Tips for Dance Parents
As a parent, your responsibilities can vary depending on the age of your dancer and their role in the recital’s performances. On the day of the recital, energy and nerves will both run high, so keep a checklist on hand of everything you and your dancer need to remember about the day.
Double-check your dancer has everything they need.
Make sure they have all the pieces they need for their costume or costumes; including any small accessories like hair ties or jewelry. Bring extra tights and dance shoes when possible, and any make-up or hair products they need to get ready for the stage. Other useful extras include deodorant, a small first-aid kit, and breath mints.
Triple-check the schedule.
Dancers should arrive early, so make sure you plan your drive time accordingly. Being late and having to rush to get ready backstage can disrupt your dancer’s focus; as well as the rest of the team’s preparations. Getting there with enough time to settle in helps keep nerves calm for both you and your dancer.
Keep the mood light.
You can help your nervous dancer most by maintaining a positive attitude, focusing on the fun of the performance and the thrill of dancing for an audience.
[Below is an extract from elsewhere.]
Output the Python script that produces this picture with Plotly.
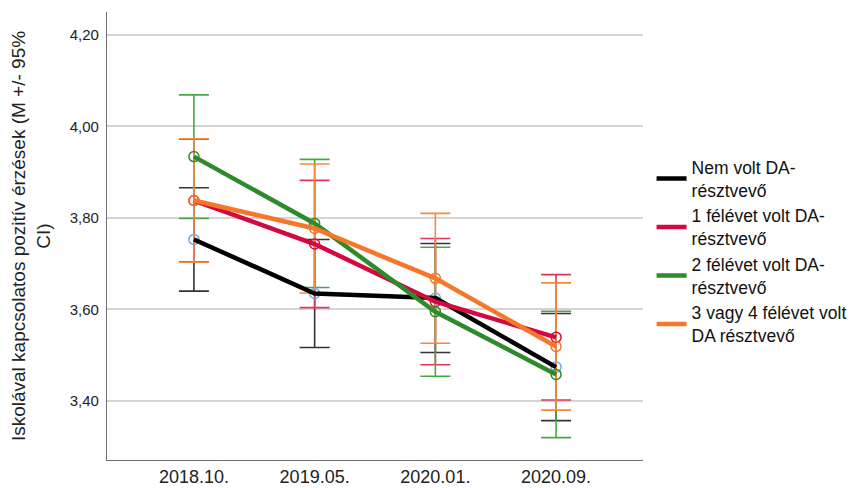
import plotly.graph_objects as go

categories = ["2018.10.", "2019.05.", "2020.01.", "2020.09."]

series_names = [
    "Nem volt DA-<br>résztvevő",
    "1 félévet volt DA-<br>résztvevő",
    "2 félévet volt DA-<br>résztvevő",
    "3 vagy 4 félévet volt<br>DA résztvevő",
]

mean_nem = [3.753, 3.635, 3.625, 3.474]
ci_nem = [0.113, 0.118, 0.119, 0.117]

mean_1 = [3.838, 3.743, 3.617, 3.539]
ci_1 = [0.134, 0.139, 0.138, 0.137]

mean_2 = [3.934, 3.788, 3.595, 3.458]
ci_2 = [0.135, 0.140, 0.141, 0.138]

mean_34 = [3.838, 3.777, 3.668, 3.519]
ci_34 = [0.135, 0.141, 0.142, 0.139]

y_ticks = [3.4, 3.6, 3.8, 4.0, 4.2]

means = [mean_nem, mean_1, mean_2, mean_34]
cis = [ci_nem, ci_1, ci_2, ci_34]
line_colors = ["#000000", "#D3093F", "#2E8B2B", "#F7772A"]
marker_colors = ["#7BA7E0", "#D3093F", "#2E8B2B", "#F7772A"]
err_colors = ["#333333", "#E0365C", "#48A845", "#F58A3D"]

FONT = "Liberation Sans, Arial, sans-serif"

fig = go.Figure()

# error bars first (below everything else)
for m, c, ec in zip(means, cis, err_colors):
    fig.add_trace(go.Scatter(
        x=categories, y=m, mode="markers",
        marker=dict(size=1, opacity=0),
        error_y=dict(type="data", array=c, visible=True, color=ec,
                     thickness=1.6, width=15),
        showlegend=False, hoverinfo="skip",
    ))

# mean markers (open circles)
for m, mc in zip(means, marker_colors):
    fig.add_trace(go.Scatter(
        x=categories, y=m, mode="markers",
        marker=dict(symbol="circle-open", size=10, color=mc,
                    line=dict(width=1.5, color=mc)),
        showlegend=False, hoverinfo="skip",
    ))

# lines
for name, m, lc in zip(series_names, means, line_colors):
    fig.add_trace(go.Scatter(
        x=categories, y=m, mode="lines", name=name,
        line=dict(color=lc, width=4.5),
    ))

# page body adds an 8px offset, so the figure is 8px smaller
fig.update_layout(
    width=848, height=480,
    margin=dict(l=99, r=209, t=4, b=28),
    plot_bgcolor="white", paper_bgcolor="white",
    separators=",.",
    font=dict(family=FONT, color="#222222"),
    showlegend=True,
    legend=dict(
        x=1.016, xanchor="left", y=0.466, yanchor="middle",
        font=dict(family=FONT, size=17.5, color="#111111"),
        bgcolor="rgba(0,0,0,0)", tracegroupgap=0, itemwidth=30,
    ),
    xaxis=dict(
        type="category", range=[-0.72, 3.72], automargin=False,
        showgrid=False, showline=True, linecolor="#6e6e6e", linewidth=1.3,
        ticks="", ticklabelstandoff=0,
        tickfont=dict(family=FONT, size=18, color="#222222"),
        zeroline=False,
    ),
    yaxis=dict(
        range=[3.271, 4.250], automargin=False,
        tickvals=y_ticks, tickformat=".2f",
        showgrid=True, gridcolor="#d4d4d4", gridwidth=1.6,
        showline=True, linecolor="#6e6e6e", linewidth=1.3,
        ticks="", ticklabelstandoff=4,
        tickfont=dict(family=FONT, size=15, color="#222222"),
        zeroline=False,
        title=dict(text="Iskolával kapcsolatos pozitív érzések (M +/- 95%<br>CI)",
                   font=dict(family=FONT, size=19, color="#222222"),
                   standoff=20),
    ),
)

fig.write_html("out.html")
You can help them take their mind off any stage anxiety by complimenting how hard they’ve worked and how proud you are of their efforts.
Go with the flow.
It can be hard to let go of your best parenting instincts. But trust the coaches and show directors to help your dancer navigate backstage activity and the intensity of performing. While mean-spirited attitudes from teachers should never be acceptable, it’s common for showrunners to impose strict expectations on the day of a recital.